Wednesday, November 14, 2007

Legal news

Two legal stories of note today:
  • Prosecutors want drunk driver jailed for life:
    Drunk and eager to get home on Jan. 20, 2006, Raymond Charles Yellowknee, then a 32-year-old repeat impaired driver, made a decision that could trigger a legal precedent in Canada.
    The aboriginal man from Northern Alberta stole a running pickup truck and eventually crashed head-on into a Pontiac Sunfire carrying a young mother and her three daughters near Slave Lake, 250 kilometres north of Edmonton. All four died.
    Crown prosecutors in Alberta are now trying to have him deemed a dangerous offender - a rare legal move that could potentially keep the chronic drunk driver and father of three in jail indefinitely. A court-ordered dangerous offender designation - the Criminal Code's most punitive designation - is usually reserved for people who have committed violent and/or sexual crimes.

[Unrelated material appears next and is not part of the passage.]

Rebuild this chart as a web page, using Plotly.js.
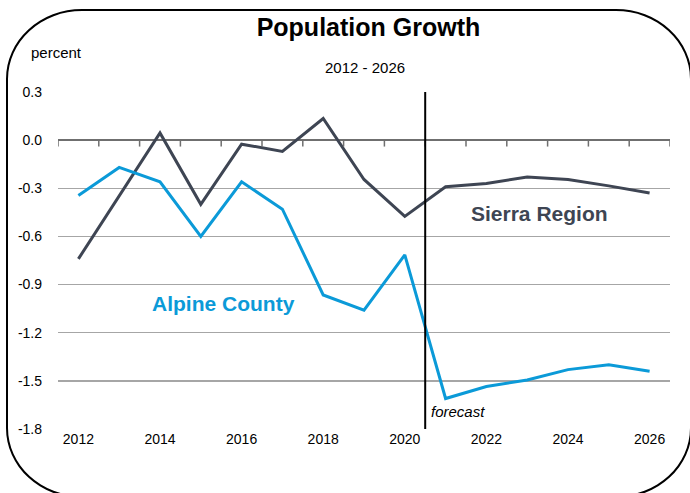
<!DOCTYPE html>
<html>
<head>
<meta charset="utf-8">
<script src="https://cdn.plot.ly/plotly-3.0.1.min.js"></script>
<style>
  body { margin: 0; background: #fff; }
  #frame {
    position: absolute; left: 6px; top: 9px; width: 686px; height: 489px;
    border: 2px solid #000; border-radius: 76px / 70px; box-sizing: border-box;
  }
  #chart { position: absolute; left: 0; top: 0; width: 690px; height: 493px; }
</style>
</head>
<body>
<div id="frame"></div>
<div id="chart"></div>
<script>
const years = [2012, 2013, 2014, 2015, 2016, 2017, 2018, 2019, 2020, 2021, 2022, 2023, 2024, 2025, 2026];
const sierraRegion = [-0.74, -0.35, 0.045, -0.40, -0.025, -0.07, 0.135, -0.245, -0.475, -0.29, -0.27, -0.23, -0.245, -0.285, -0.33];
const alpineCounty = [-0.345, -0.17, -0.26, -0.60, -0.26, -0.43, -0.965, -1.06, -0.715, -1.61, -1.535, -1.495, -1.43, -1.40, -1.44];
const yTicks = [0.3, 0.0, -0.3, -0.6, -0.9, -1.2, -1.5, -1.8];
const xLabels = [2012, 2014, 2016, 2018, 2020, 2022, 2024, 2026];
const forecastStart = 2020.5;

const darkColor = '#3e4553';
const blueColor = '#0b9ad8';
const axisGray = '#6f6f6f';

// tick marks between years, hanging below the zero line (0.04 of the value span ~ 6px)
const boundaries = years.map(y => y - 0.5).concat([years[years.length - 1] + 0.5]);
const tickShapes = boundaries.map(b => ({
    type: 'line', xref: 'x', yref: 'y',
    x0: b, x1: b, y0: 0, y1: -0.04,
    line: { color: axisGray, width: 1.5 }
}));

const traces = [
    {
        x: years, y: sierraRegion, type: 'scatter', mode: 'lines',
        line: { color: darkColor, width: 3 }, hoverinfo: 'skip'
    },
    {
        x: years, y: alpineCounty, type: 'scatter', mode: 'lines',
        line: { color: blueColor, width: 3 }, hoverinfo: 'skip'
    }
];

const layout = {
    width: 690, height: 493,
    paper_bgcolor: 'rgba(0,0,0,0)', plot_bgcolor: 'rgba(0,0,0,0)',
    showlegend: false,
    margin: { t: 92, b: 64, l: 58, r: 20 },
    font: { family: 'Liberation Sans, Arial, sans-serif', color: '#000' },
    title: {
        text: '<b>Population Growth</b>',
        font: { size: 25, color: '#000' },
        x: 0.534, xanchor: 'center', y: 0.945, yanchor: 'middle'
    },
    xaxis: {
        range: [2011.5, 2026.5],
        tickmode: 'array', tickvals: xLabels, ticktext: xLabels.map(String),
        showgrid: false, zeroline: false, showline: false, ticks: '',
        tickfont: { size: 14, color: '#000' }
    },
    yaxis: {
        range: [-1.8, 0.3],
        tickvals: yTicks, ticktext: yTicks.map(v => v.toFixed(1)),
        showgrid: true, gridcolor: '#a6a6a6', gridwidth: 1.5,
        zeroline: true, zerolinecolor: axisGray, zerolinewidth: 1.5,
        showline: false, ticks: '', ticklabelstandoff: 15,
        tickfont: { size: 14, color: '#000' }
    },
    shapes: tickShapes.concat([
        {
            type: 'line', xref: 'x', yref: 'y',
            x0: forecastStart, x1: forecastStart, y0: 0.3, y1: -1.8,
            line: { color: '#000', width: 2 }
        }
    ]),
    annotations: [
        {
            text: '2012 - 2026', xref: 'paper', yref: 'paper',
            x: 0.502, y: 1, yshift: 25, showarrow: false,
            font: { size: 15, color: '#000' }, xanchor: 'center', yanchor: 'middle'
        },
        {
            text: 'percent', xref: 'paper', yref: 'paper',
            x: 0, xshift: -29, y: 1, yshift: 40, showarrow: false,
            font: { size: 15, color: '#000' }, xanchor: 'left', yanchor: 'middle'
        },
        {
            text: '<b>Sierra Region</b>', xref: 'x', yref: 'y',
            x: 2023.3, y: -0.455, showarrow: false,
            font: { size: 21, color: darkColor }, xanchor: 'center', yanchor: 'middle'
        },
        {
            text: '<b>Alpine County</b>', xref: 'x', yref: 'y',
            x: 2015.55, y: -1.015, showarrow: false,
            font: { size: 21, color: blueColor }, xanchor: 'center', yanchor: 'middle'
        },
        {
            text: '<i>forecast</i>', xref: 'x', yref: 'y',
            x: forecastStart, xshift: 4, y: -1.69, showarrow: false,
            font: { size: 15, color: '#000' }, xanchor: 'left', yanchor: 'middle'
        }
    ]
};

Plotly.newPlot('chart', traces, layout, { displayModeBar: false, staticPlot: true });
</script>
</body>
</html>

  • Panel Decries Terrorism Blacklist Process: U.N., E.U. Methods Violate Basic Human Rights Principles, European Committee Says
    The methods used by the United Nations and the European Union for blacklisting terrorism suspects are "totally arbitrary" and "violate the fundamental principles of human rights and rule of law," a European human rights panel said Monday.
    The
    Council of Europe's legal committee urged an overhaul of international regulations so that individuals and groups being blacklisted -- which imposes a freeze on assets and a ban on traveling -- would have access to evidence against them, rights to a fair trial or impartial review within a reasonable time and compensation for wrongful designation as a terrorist.